An extension of a current scheme operating in supermarkets, it will see customers able to buy the Oz and their local tabloid for $2.60. The Australian currently retails for $2.50.

“We have been running bundled promotions in supermarkets for a number of years now. This is simply extending it to newsagents so that customers can enjoy both The Australian and their local metro paper at a great price,” a spokesperson told Crikey today.

We reported yesterday this was taking place in Sydney with The Daily Telegraph. But Crikey understands the scheme is also rolling out in Queensland, Victoria and South Australia, with the customers able to buy the Monday-to-Friday editions of The Courier-Mail, Gold Coast Bulletin, Townsville Bulletin, Cairns Post, Herald Sun or Adelaide Advertiser for a pittance.

On weekends, those who buy the Weekend Australian will also have the option to buy the local weekend tabloid for an additional 70 cents, or a total of $4 for both papers. The offer lasts until July 19.

The discount will be available at newsagencies that act as local distributors with direct contracts with News Corp. “Retail” newsagencies, which buy papers from these distribution newsagencies, won’t be part of the program. Newsagencies that are part of the scheme usually receive a 25% margin on News Corp papers sold. Several newsagents have told Crikey its their understanding they’ll still receive that full margin from News Corp on tabloids sold through this promotion.

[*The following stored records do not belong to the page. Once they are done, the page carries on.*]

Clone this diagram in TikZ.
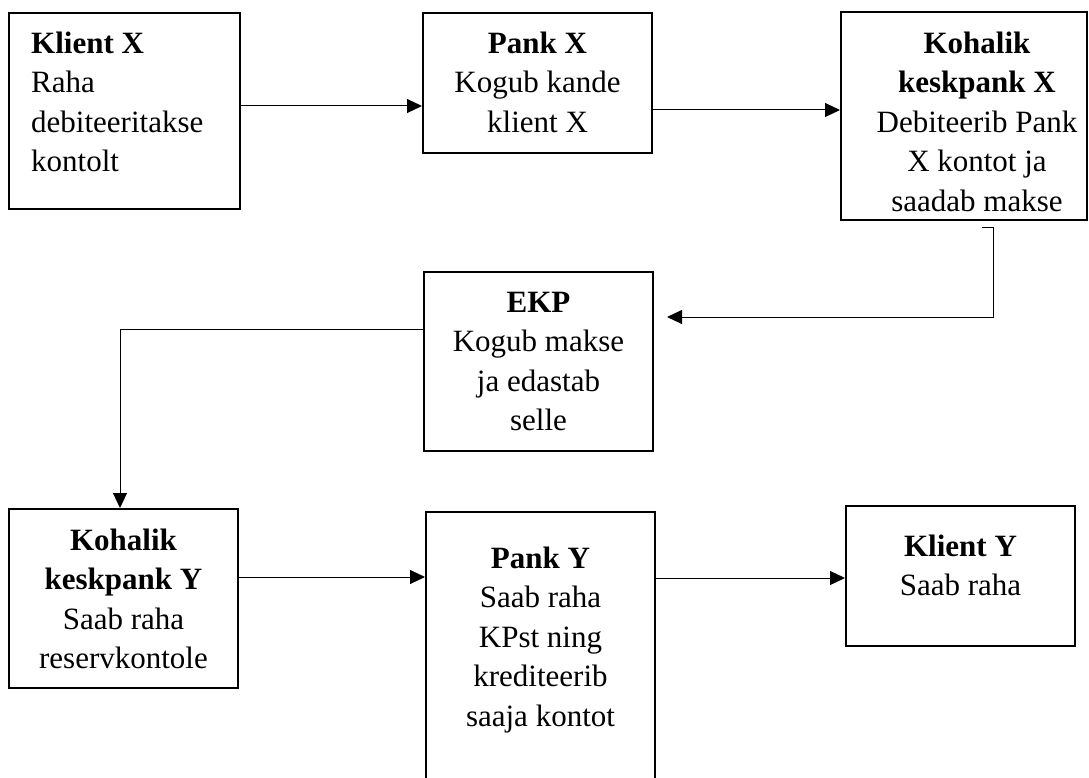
\documentclass[tikz,border=0pt]{standalone}
\usepackage{fontspec}
\setmainfont{Liberation Serif}
\usetikzlibrary{arrows.meta}
\begin{document}
\begin{tikzpicture}[x=1pt,y=-1pt,
  box/.style={draw, line width=2pt, inner sep=0pt},
  txt/.style={inner sep=0pt, font=\fontsize{31}{39.5}\selectfont, align=center, anchor=north},
  conn/.style={line width=1pt},
  arr/.style={conn, -{Triangle[length=15pt,width=14pt]}}]
\useasboundingbox (0,0) rectangle (1089,778);
% boxes
\node[box, minimum width=231, minimum height=196] (b1) at (124.5,111) {};
\node[box, minimum width=229, minimum height=140] (b2) at (537.5,83) {};
\node[box, minimum width=246, minimum height=208] (b3) at (964,116) {};
\node[box, minimum width=229, minimum height=179] (ekp) at (538.5,361.5) {};
\node[box, minimum width=229, minimum height=179] (b5) at (123.5,598.5) {};
\node[box, minimum width=229, minimum height=270] (b6) at (540.5,647) {};
\node[box, minimum width=229, minimum height=140] (b7) at (960.5,576) {};
% texts
\node[txt, anchor=north west, align=left] (t1) at (31,25.35) {\strut\textbf{Klient X}\\Raha\\debiteeritakse\\kontolt};
\node[txt] (t2) at (537.5,25.35) {\strut\textbf{Pank X}\\Kogub kande\\klient X};
\node[txt] (t3) at (977,25.35) {\strut\textbf{Kohalik}\\\textbf{keskpank X}\\Debiteerib Pank\\X kontot ja\\saadab makse};
\node[txt] (tekp) at (538.5,284.35) {\strut\textbf{EKP}\\Kogub makse\\ja edastab\\selle};
\node[txt] (t5) at (123.5,522.35) {\strut\textbf{Kohalik}\\\textbf{keskpank Y}\\Saab raha\\reservkontole};
\node[txt] (t6) at (540.5,540.35) {\strut\textbf{Pank Y}\\Saab raha\\KPst ning\\krediteerib\\saaja kontot};
\node[txt] (t7) at (960.5,528.35) {\strut\textbf{Klient Y}\\Saab raha};
% connectors
\draw[arr] ([yshift=5pt]b1.east) -- ([yshift=5pt]b1.east -| b2.west);
\draw[arr] ([yshift=-27pt]b2.east) -- ([yshift=-27pt]b2.east -| b3.west);
\coordinate (s3) at ([xshift=18pt,yshift=-6pt]b3.south);
\coordinate (e3) at ([xshift=13pt,yshift=44.5pt]ekp.east);
\draw[arr] (s3) -- ++(11,0) |- (e3);
\draw[arr] ([yshift=32.5pt]ekp.west) -| ([xshift=-3.5pt]b5.north);
\draw[arr] ([yshift=21.5pt]b5.east) -- ([yshift=21.5pt]b5.east -| b6.west);
\draw[arr] ([yshift=-2pt]b7.west -| b6.east) -- ([yshift=-2pt]b7.west);
\end{tikzpicture}
\end{document}
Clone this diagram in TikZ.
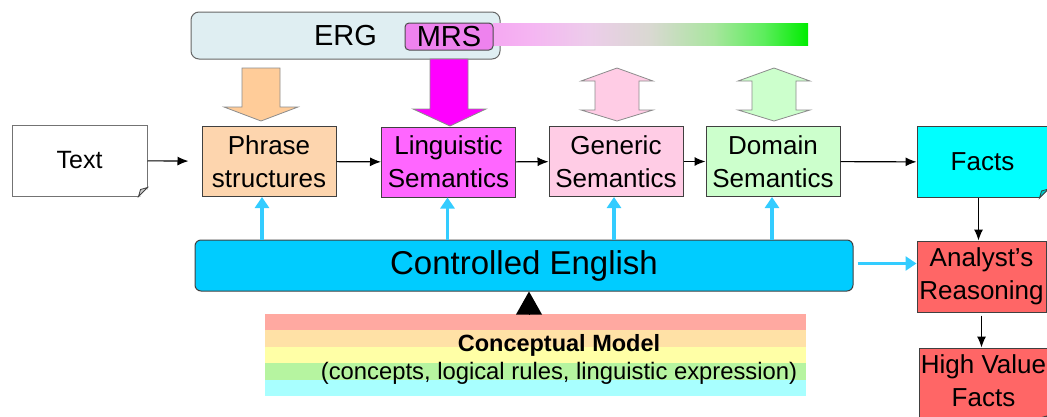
\documentclass[tikz,border=0pt]{standalone}
\usepackage{fontspec}
\setmainfont{Liberation Sans}
\usetikzlibrary{arrows.meta, positioning}

\definecolor{ergfill}{HTML}{DFEEF2}
\definecolor{mrsfill}{HTML}{EE82EE}
\definecolor{phrasefill}{HTML}{FDD5AE}
\definecolor{lingfill}{HTML}{FF66FF}
\definecolor{genfill}{HTML}{FFCCE5}
\definecolor{domfill}{HTML}{CCFFCC}
\definecolor{factfill}{HTML}{00FFFF}
\definecolor{redfill}{HTML}{FF6666}
\definecolor{cefill}{HTML}{00CCFF}
\definecolor{cearrow}{HTML}{33CCFF}
\definecolor{peach}{HTML}{FFCC99}
\definecolor{magenta}{HTML}{FF00FF}
\definecolor{border}{HTML}{404040}
\definecolor{bandred}{HTML}{FFA9A1}
\definecolor{bandorange}{HTML}{FFE1A6}
\definecolor{bandyellow}{HTML}{FFFFA6}
\definecolor{bandgreen}{HTML}{B6F4A0}
\definecolor{bandcyan}{HTML}{A8FFFF}

\pgfdeclarehorizontalshading{mrsbar}{100bp}{
  rgb(0bp)=(0.96,0.66,0.95); rgb(25bp)=(0.96,0.66,0.95);
  rgb(31bp)=(0.96,0.71,0.95); rgb(40bp)=(0.93,0.80,0.92);
  rgb(50bp)=(0.85,0.85,0.82); rgb(60bp)=(0.66,0.90,0.62);
  rgb(68bp)=(0.36,0.93,0.36); rgb(75bp)=(0,0.93,0);
  rgb(100bp)=(0,0.93,0)}

\tikzstyle{block} = [draw=border, line width=1pt, rectangle, minimum width=134pt, minimum height=70pt, align=center, inner sep=0pt, font=\fontsize{26}{33}\selectfont]
\tikzstyle{fatarrow} = [draw=black!45, line width=0.8pt, line join=miter]
\tikzstyle{cyanarrow} = [cearrow, line width=3.5pt, -{Triangle[width=14pt,length=11pt]}]

\begin{document}
\begin{tikzpicture}[x=1pt, y=-1pt, >={Latex[length=11pt,width=9pt]}, line width=1.1pt]
\useasboundingbox (0,0) rectangle (1047,416);
\clip (0,0) rectangle (1047,416);

% top: ERG / MRS
\node [draw=black!60, rounded corners=8pt, fill=ergfill, minimum width=309pt, minimum height=47pt, line width=1pt, font=\fontsize{29}{34}\selectfont] (erg) at (345.5,35.5) {ERG\hspace{68pt}};
\shade [shading=mrsbar] (493,23) rectangle (808,45);
\node [draw=black!70, rounded corners=4pt, fill=mrsfill, minimum width=88pt, minimum height=27pt, inner sep=0pt, line width=1pt, font=\fontsize{29}{34}\selectfont] (mrs) at (449,36.5) {MRS};

% block arrows
\filldraw [fatarrow, fill=peach] (242,68) -- (280,68) -- (280,107) -- (298,107) -- (261,121) -- (224,107) -- (242,107) -- cycle;
\filldraw [fatarrow, fill=magenta] (430,59) -- (468,59) -- (468,109) -- (486,109) -- (450,126) -- (413,109) -- (430,109) -- cycle;
\foreach \cx/\col in {617/genfill, 774/domfill}
  \filldraw [fatarrow, fill=\col] ({\cx-36},81) -- (\cx,68) -- ({\cx+36},81) -- ({\cx+22},81) -- ({\cx+22},110) -- ({\cx+36},110)
    -- (\cx,121) -- ({\cx-36},110) -- ({\cx-22},110) -- ({\cx-22},81) -- cycle;

% main row
\node [block, fill=white, draw=black!55, minimum width=135pt, minimum height=71pt, font=\fontsize{25}{30}\selectfont] (text) at (79.5,160.5) {Text};
\node [block, fill=phrasefill] (phrase) at (269,161.5) {Phrase\\structures};
\node [block, fill=lingfill] (ling) at (448.5,162) {Linguistic\\Semantics};
\node [block, fill=genfill] (gen) at (616,161.5) {Generic\\Semantics};
\node [block, fill=domfill] (dom) at (773,161.5) {Domain\\Semantics};
\node [block, fill=factfill, minimum width=131pt, minimum height=71pt] (facts) at (982.5,162) {Facts};

% right column
\node [block, fill=redfill, minimum width=129pt, minimum height=71pt] (analyst) at (981.5,276.5) {Analyst’s\\Reasoning};
\node [block, fill=redfill, minimum width=129pt, minimum height=76pt,
  label={[font=\fontsize{26}{33}\selectfont, align=center, yshift=5pt]center:High Value\\Facts}] (hvf) at (983.5,386) {};

% folded corners
\foreach \n/\c in {text/white, facts/factfill, hvf/redfill} {
  \fill [white] ([xshift=-9pt]\n.south east) -- ([xshift=1pt,yshift=-1pt]\n.south east) -- ([yshift=9pt]\n.south east) -- cycle;
  \filldraw [draw=border, line width=0.8pt, fill=\c!80!black] ([xshift=-9pt]\n.south east) -- ([xshift=-7pt,yshift=7pt]\n.south east) -- ([yshift=9pt]\n.south east) -- cycle;
}

% controlled english
\node [draw=border, line width=1pt, rounded corners=6pt, fill=cefill, minimum width=658pt, minimum height=51pt, font=\fontsize{33}{40}\selectfont] (ce) at (524,265.5) {Controlled English};

% conceptual model
\foreach \c [count=\i] in {bandred, bandorange, bandyellow, bandgreen, bandcyan}
  \fill [\c] (265,{314+(\i-1)*16.4}) rectangle (806,{314+\i*16.4});
\node [minimum width=541pt, minimum height=82pt] (model) at (535.5,355) {};
\node [align=center, font=\fontsize{23.8}{28}\selectfont] (concept) at (559,359) {{\fontsize{23.5}{28}\selectfont\bfseries Conceptual Model}\\(concepts, logical rules, linguistic expression)};

% connectors
\draw [->, shorten >=13pt] (text) -- (phrase);
\draw [->] (phrase) -- (ling);
\draw [->] (ling) -- (gen);
\draw [->] (gen) -- (dom);
\draw [->] (dom) -- (facts);
\draw [->] ([xshift=-4pt]facts.south) -- ([xshift=-4pt]facts.south |- analyst.north);
\draw [->, shorten <=3pt] (analyst.south) -- (analyst.south |- hvf.north);

\foreach \n/\dx in {phrase/-7, ling/-1, gen/-2, dom/-1}
  \draw [cyanarrow] ([xshift=\dx pt]ce.north -| \n.south) -- ([xshift=\dx pt]\n.south);
\draw [cyanarrow, shorten <=4pt] ([yshift=2pt]ce.east) -- ([yshift=2pt]ce.east -| analyst.west);

\draw [line width=0pt, -{Triangle[width=26pt,length=23pt]}] ([xshift=-6.5pt]model.north) -- ([xshift=-6.5pt]model.north |- ce.south);
\end{tikzpicture}
\end{document}
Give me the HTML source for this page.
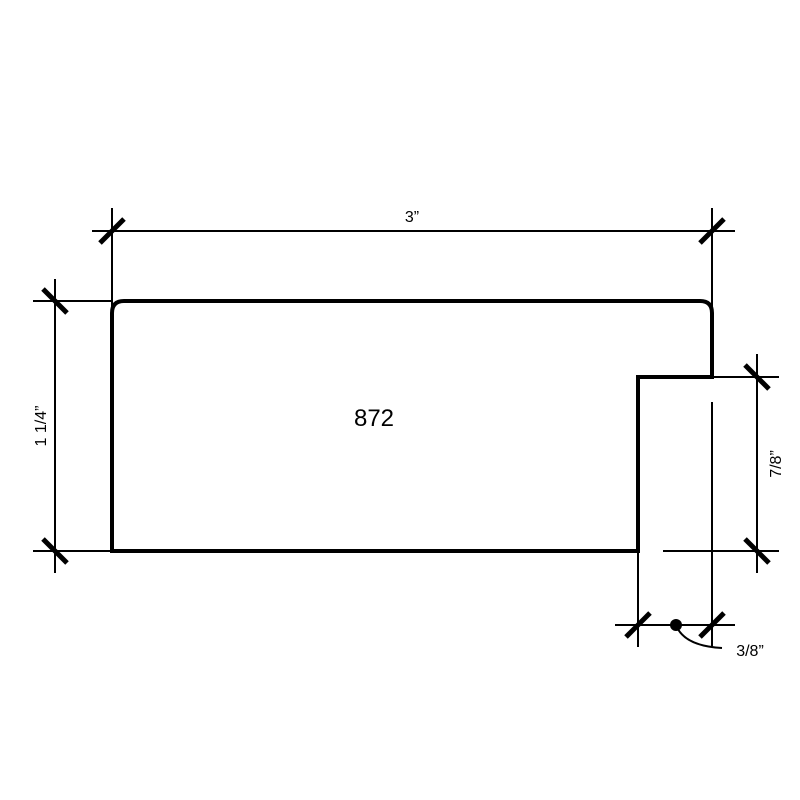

The magnitude of the discount has raised a few eyebrows. Newsagents Crikey spoke to mused that if News Corp wanted to boost circulations, there’d be little point offering the tabloids to Australian readers, as far fewer people read the broadsheet. But some speculate that the promotion might be designed to bring the tabloids to a more affluent, educated readership. One newsagent in Sydney’s inner west said that quite a few buyers of The Australian had taken up the 10 cent special offer for the Tele, but not one Tele reader was interested in buying The Australian and adding the Tele for 10 cents (the Tele retails for $1.40, the Oz for $2.50, so the total for both is $2.60, almost twice the price of the Tele alone).

Newsagents say News Corp has been trying to get the two-for-one offer working since June 6, but encountered difficulties fitting it with the accounting and stock systems of many newsagents. The difference between the prices of the Sunday papers and The Weekend Australian caused considerable accounting problems in the trialling of the offer earlier this month.

While the offer is relatively new for newspapers sold at newsagents, newsagent Mark Fletcher, who is also the CEO of newsagency point-of-sale software provider Tower Systems, says “the concept itself is not that unusual”. Bauer Media has regularly bundled magazines together in the past, while Pacific Magazines has occasionally done so in transit locations.